### INSTRUCTIONS FOR THE TASK
Your task is to repeat all of the data exactly while excluding the pictures.

### INFORMATION SHOWN

=-=-=

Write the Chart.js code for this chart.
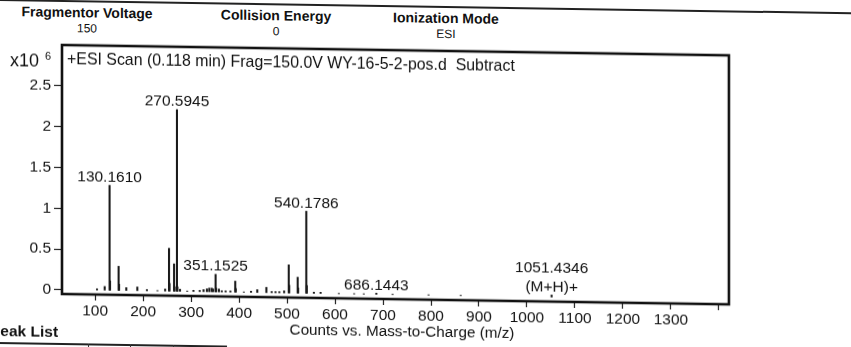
<!DOCTYPE html>
<html>
<head>
<meta charset="utf-8">
<script src="https://cdn.jsdelivr.net/npm/chart.js@4.4.1/dist/chart.umd.min.js"></script>
<style>
  html, body { margin: 0; padding: 0; background: #fff; overflow: hidden; }
  #sheet {
    position: relative; width: 851px; height: 347px;
    transform: skewY(0.89deg); transform-origin: 62px 0;
    font-family: 'Liberation Sans', Arial, sans-serif; color: #111;
  }
  #chart { position: absolute; left: 0; top: 0; }
  .rule { position: absolute; left: -20px; width: 900px; top: 0; height: 2px; background: #222; }
  .hdr { position: absolute; top: 4px; transform: translateX(-50%); text-align: center; white-space: nowrap; }
  .hdr b { display: block; font-size: 14px; line-height: 16px; }
  .hdr span { display: block; font-size: 12px; line-height: 17px; }
  .peaklist { position: absolute; left: -10px; top: 323px; font-weight: bold; font-size: 15.5px; line-height: 18px; }
  .tline { position: absolute; left: 0; top: 343px; width: 227px; height: 2px; background: #222; }
  .tcol { position: absolute; top: 343px; width: 1px; height: 8px; background: #333; }
</style>
</head>
<body>
<div id="sheet">
  <div class="rule"></div>
  <div class="hdr" style="left:87px"><b>Fragmentor Voltage</b><span>150</span></div>
  <div class="hdr" style="left:276px"><b>Collision Energy</b><span>0</span></div>
  <div class="hdr" style="left:446px"><b>Ionization Mode</b><span>ESI</span></div>
  <canvas id="chart" width="851" height="347"></canvas>
  <div class="peaklist">Peak List</div>
  <div class="tline"></div>
  <div class="tcol" style="left:88px"></div>
  <div class="tcol" style="left:130px"></div>
  <div class="tcol" style="left:173px"></div>
</div>
<script>
// Centroided peaks: m/z and abundance (counts x10^6)
const peakMz = [
  104, 120, 130.1610, 131.16, 149.0, 150.0, 165, 188, 208, 230, 246,
  254.1, 255.1, 264.6, 265.6, 270.5945, 271.6, 277, 292, 305, 318, 326,
  333, 338, 343, 346, 351.1525, 352.2, 358, 364, 372, 382, 392.1, 393.1,
  410, 425, 438, 457, 468, 476, 484, 494, 503.6, 504.6, 522.2, 523.2,
  540.1786, 541.2, 556, 570, 608, 640, 660, 686.1443, 720, 795, 862,
  1051.4346
];
const peakIntensity = [
  0.02, 0.05, 1.29, 0.12, 0.30, 0.08, 0.04, 0.05, 0.02, 0.01, 0.03,
  0.53, 0.10, 0.34, 0.06, 2.23, 0.06, 0.03, 0.01, 0.02, 0.02, 0.03,
  0.04, 0.05, 0.05, 0.04, 0.22, 0.05, 0.04, 0.02, 0.02, 0.02, 0.14, 0.05,
  0.01, 0.02, 0.04, 0.07, 0.02, 0.02, 0.02, 0.03, 0.35, 0.10, 0.20, 0.07,
  1.01, 0.10, 0.02, 0.02, 0.01, 0.01, 0.01, 0.02, 0.01, 0.01, 0.01,
  0.03
];

// Annotated peaks and extra annotation lines
const labelMz = [130.1610, 270.5945, 351.1525, 540.1786, 686.1443, 1051.4346];
const labelNote = ['', '', '', '', '', '(M+H)+'];

// Axis ticks
const xTickValues = [100, 200, 300, 400, 500, 600, 700, 800, 900, 1000, 1100, 1200, 1300, 1400];
const xTickLabels = ['100', '200', '300', '400', '500', '600', '700', '800', '900', '1000', '1100', '1200', '1300', ''];
const yTickValues = [0, 0.5, 1, 1.5, 2, 2.5];
const yTickLabels = ['0', '0.5', '1', '1.5', '2', '2.5'];

const scanTitle = '+ESI Scan (0.118 min) Frag=150.0V WY-16-5-2-pos.d  Subtract';
const xAxisTitle = 'Counts vs. Mass-to-Charge (m/z)';

const FONT = "'Liberation Sans', Arial, sans-serif";
const INK = '#111';

// Draws text so that it spans the given width (font size adapted)
function fitText(ctx, text, x, y, width, align) {
  ctx.font = `15px ${FONT}`;
  const size = 15 * width / ctx.measureText(text).width;
  ctx.font = `${size.toFixed(2)}px ${FONT}`;
  ctx.textAlign = align;
  ctx.fillText(text, x, y);
}

const spectrumDecor = {
  id: 'spectrumDecor',
  afterDatasetsDraw(chart) {
    const { ctx, chartArea: a, scales: { x, y } } = chart;
    ctx.save();
    ctx.fillStyle = INK;
    ctx.font = `15.5px ${FONT}`;
    ctx.textAlign = 'center';
    ctx.textBaseline = 'alphabetic';
    labelMz.forEach((mz, k) => {
      const i = peakMz.indexOf(mz);
      const px = x.getPixelForValue(mz);
      const py = y.getPixelForValue(peakIntensity[i]);
      const lines = [mz.toFixed(4)];
      if (labelNote[k]) lines.push(labelNote[k]);
      lines.forEach((t, j) => {
        ctx.fillText(t, px, py - 3.5 - (lines.length - 1 - j) * 19);
      });
    });

    ctx.textBaseline = 'middle';
    // scan description inside the frame
    fitText(ctx, scanTitle, a.left + 5, 60, 448, 'left');

    // abundance multiplier
    fitText(ctx, 'x10', 10, 62, 29, 'left');
    ctx.font = `11px ${FONT}`;
    ctx.fillText('6', 45, 57);

    // x axis title
    fitText(ctx, xAxisTitle, 402, 327, 225, 'center');
    ctx.restore();
  },
  afterDraw(chart) {
    const { ctx, chartArea: a } = chart;
    ctx.save();
    ctx.strokeStyle = INK;
    ctx.lineWidth = 2.6;
    ctx.strokeRect(a.left, a.top, a.right - a.left, a.bottom - a.top);
    ctx.restore();
  }
};

const points = peakMz.map((mz, i) => ({ x: mz, y: peakIntensity[i] }));

new Chart(document.getElementById('chart'), {
  type: 'bar',
  data: {
    datasets: [{
      data: points,
      backgroundColor: '#1a1a1a',
      borderWidth: 0,
      barThickness: 1.4,
      grouped: false
    }]
  },
  options: {
    responsive: false,
    animation: false,
    devicePixelRatio: 1,
    layout: { padding: { left: 0, right: 851 - 729, top: 45, bottom: 0 } },
    plugins: { legend: { display: false }, tooltip: { enabled: false } },
    scales: {
      x: {
        type: 'linear',
        min: 31,
        max: 1421,
        offset: false,
        afterBuildTicks: s => { s.ticks = xTickValues.map(v => ({ value: v })); },
        afterFit: s => { s.height = 347 - 294; },
        ticks: {
          callback: (v, i) => xTickLabels[i],
          color: INK,
          font: { family: FONT, size: 15.5 },
          padding: 1,
          maxRotation: 0,
          autoSkip: false
        },
        grid: { drawOnChartArea: false, drawTicks: true, tickLength: 6, tickColor: '#222', tickWidth: 1.2, offset: false },
        border: { display: false }
      },
      y: {
        min: -0.05,
        max: 3.0,
        afterBuildTicks: s => { s.ticks = yTickValues.map(v => ({ value: v })); },
        afterFit: s => { s.width = 62; },
        ticks: {
          callback: (v, i) => yTickLabels[i],
          color: INK,
          font: { family: FONT, size: 15.5 },
          padding: 3
        },
        grid: { drawOnChartArea: false, drawTicks: true, tickLength: 8, tickColor: '#222', tickWidth: 1.2 },
        border: { display: false }
      }
    }
  },
  plugins: [spectrumDecor]
});
</script>
</body>
</html>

=-=-=

### FINISHED EXERCISE
Write the Chart.js code for this chart.
<!DOCTYPE html>
<html>
<head>
<meta charset="utf-8">
<script src="https://cdn.jsdelivr.net/npm/chart.js@4.4.1/dist/chart.umd.min.js"></script>
<style>
  html, body { margin: 0; padding: 0; background: #fff; overflow: hidden; }
  #sheet {
    position: relative; width: 851px; height: 347px;
    transform: skewY(0.89deg); transform-origin: 62px 0;
    font-family: 'Liberation Sans', Arial, sans-serif; color: #111;
  }
  #chart { position: absolute; left: 0; top: 0; }
  .rule { position: absolute; left: -20px; width: 900px; top: 0; height: 2px; background: #222; }
  .hdr { position: absolute; top: 4px; transform: translateX(-50%); text-align: center; white-space: nowrap; }
  .hdr b { display: block; font-size: 14px; line-height: 16px; }
  .hdr span { display: block; font-size: 12px; line-height: 17px; }
  .peaklist { position: absolute; left: -10px; top: 323px; font-weight: bold; font-size: 15.5px; line-height: 18px; }
  .tline { position: absolute; left: 0; top: 343px; width: 227px; height: 2px; background: #222; }
  .tcol { position: absolute; top: 343px; width: 1px; height: 8px; background: #333; }
</style>
</head>
<body>
<div id="sheet">
  <div class="rule"></div>
  <div class="hdr" style="left:87px"><b>Fragmentor Voltage</b><span>150</span></div>
  <div class="hdr" style="left:276px"><b>Collision Energy</b><span>0</span></div>
  <div class="hdr" style="left:446px"><b>Ionization Mode</b><span>ESI</span></div>
  <canvas id="chart" width="851" height="347"></canvas>
  <div class="peaklist">Peak List</div>
  <div class="tline"></div>
  <div class="tcol" style="left:88px"></div>
  <div class="tcol" style="left:130px"></div>
  <div class="tcol" style="left:173px"></div>
</div>
<script>
// Centroided peaks: m/z and abundance (counts x10^6)
const peakMz = [
  104, 120, 130.1610, 131.16, 149.0, 150.0, 165, 188, 208, 230, 246,
  254.1, 255.1, 264.6, 265.6, 270.5945, 271.6, 277, 292, 305, 318, 326,
  333, 338, 343, 346, 351.1525, 352.2, 358, 364, 372, 382, 392.1, 393.1,
  410, 425, 438, 457, 468, 476, 484, 494, 503.6, 504.6, 522.2, 523.2,
  540.1786, 541.2, 556, 570, 608, 640, 660, 686.1443, 720, 795, 862,
  1051.4346
];
const peakIntensity = [
  0.02, 0.05, 1.29, 0.12, 0.30, 0.08, 0.04, 0.05, 0.02, 0.01, 0.03,
  0.53, 0.10, 0.34, 0.06, 2.23, 0.06, 0.03, 0.01, 0.02, 0.02, 0.03,
  0.04, 0.05, 0.05, 0.04, 0.22, 0.05, 0.04, 0.02, 0.02, 0.02, 0.14, 0.05,
  0.01, 0.02, 0.04, 0.07, 0.02, 0.02, 0.02, 0.03, 0.35, 0.10, 0.20, 0.07,
  1.01, 0.10, 0.02, 0.02, 0.01, 0.01, 0.01, 0.02, 0.01, 0.01, 0.01,
  0.03
];

// Annotated peaks and extra annotation lines
const labelMz = [130.1610, 270.5945, 351.1525, 540.1786, 686.1443, 1051.4346];
const labelNote = ['', '', '', '', '', '(M+H)+'];

// Axis ticks
const xTickValues = [100, 200, 300, 400, 500, 600, 700, 800, 900, 1000, 1100, 1200, 1300, 1400];
const xTickLabels = ['100', '200', '300', '400', '500', '600', '700', '800', '900', '1000', '1100', '1200', '1300', ''];
const yTickValues = [0, 0.5, 1, 1.5, 2, 2.5];
const yTickLabels = ['0', '0.5', '1', '1.5', '2', '2.5'];

const scanTitle = '+ESI Scan (0.118 min) Frag=150.0V WY-16-5-2-pos.d  Subtract';
const xAxisTitle = 'Counts vs. Mass-to-Charge (m/z)';

const FONT = "'Liberation Sans', Arial, sans-serif";
const INK = '#111';

// Draws text so that it spans the given width (font size adapted)
function fitText(ctx, text, x, y, width, align) {
  ctx.font = `15px ${FONT}`;
  const size = 15 * width / ctx.measureText(text).width;
  ctx.font = `${size.toFixed(2)}px ${FONT}`;
  ctx.textAlign = align;
  ctx.fillText(text, x, y);
}

const spectrumDecor = {
  id: 'spectrumDecor',
  afterDatasetsDraw(chart) {
    const { ctx, chartArea: a, scales: { x, y } } = chart;
    ctx.save();
    ctx.fillStyle = INK;
    ctx.font = `15.5px ${FONT}`;
    ctx.textAlign = 'center';
    ctx.textBaseline = 'alphabetic';
    labelMz.forEach((mz, k) => {
      const i = peakMz.indexOf(mz);
      const px = x.getPixelForValue(mz);
      const py = y.getPixelForValue(peakIntensity[i]);
      const lines = [mz.toFixed(4)];
      if (labelNote[k]) lines.push(labelNote[k]);
      lines.forEach((t, j) => {
        ctx.fillText(t, px, py - 3.5 - (lines.length - 1 - j) * 19);
      });
    });

    ctx.textBaseline = 'middle';
    // scan description inside the frame
    fitText(ctx, scanTitle, a.left + 5, 60, 448, 'left');

    // abundance multiplier
    fitText(ctx, 'x10', 10, 62, 29, 'left');
    ctx.font = `11px ${FONT}`;
    ctx.fillText('6', 45, 57);

    // x axis title
    fitText(ctx, xAxisTitle, 402, 327, 225, 'center');
    ctx.restore();
  },
  afterDraw(chart) {
    const { ctx, chartArea: a } = chart;
    ctx.save();
    ctx.strokeStyle = INK;
    ctx.lineWidth = 2.6;
    ctx.strokeRect(a.left, a.top, a.right - a.left, a.bottom - a.top);
    ctx.restore();
  }
};

const points = peakMz.map((mz, i) => ({ x: mz, y: peakIntensity[i] }));

new Chart(document.getElementById('chart'), {
  type: 'bar',
  data: {
    datasets: [{
      data: points,
      backgroundColor: '#1a1a1a',
      borderWidth: 0,
      barThickness: 1.4,
      grouped: false
    }]
  },
  options: {
    responsive: false,
    animation: false,
    devicePixelRatio: 1,
    layout: { padding: { left: 0, right: 851 - 729, top: 45, bottom: 0 } },
    plugins: { legend: { display: false }, tooltip: { enabled: false } },
    scales: {
      x: {
        type: 'linear',
        min: 31,
        max: 1421,
        offset: false,
        afterBuildTicks: s => { s.ticks = xTickValues.map(v => ({ value: v })); },
        afterFit: s => { s.height = 347 - 294; },
        ticks: {
          callback: (v, i) => xTickLabels[i],
          color: INK,
          font: { family: FONT, size: 15.5 },
          padding: 1,
          maxRotation: 0,
          autoSkip: false
        },
        grid: { drawOnChartArea: false, drawTicks: true, tickLength: 6, tickColor: '#222', tickWidth: 1.2, offset: false },
        border: { display: false }
      },
      y: {
        min: -0.05,
        max: 3.0,
        afterBuildTicks: s => { s.ticks = yTickValues.map(v => ({ value: v })); },
        afterFit: s => { s.width = 62; },
        ticks: {
          callback: (v, i) => yTickLabels[i],
          color: INK,
          font: { family: FONT, size: 15.5 },
          padding: 3
        },
        grid: { drawOnChartArea: false, drawTicks: true, tickLength: 8, tickColor: '#222', tickWidth: 1.2 },
        border: { display: false }
      }
    }
  },
  plugins: [spectrumDecor]
});
</script>
</body>
</html>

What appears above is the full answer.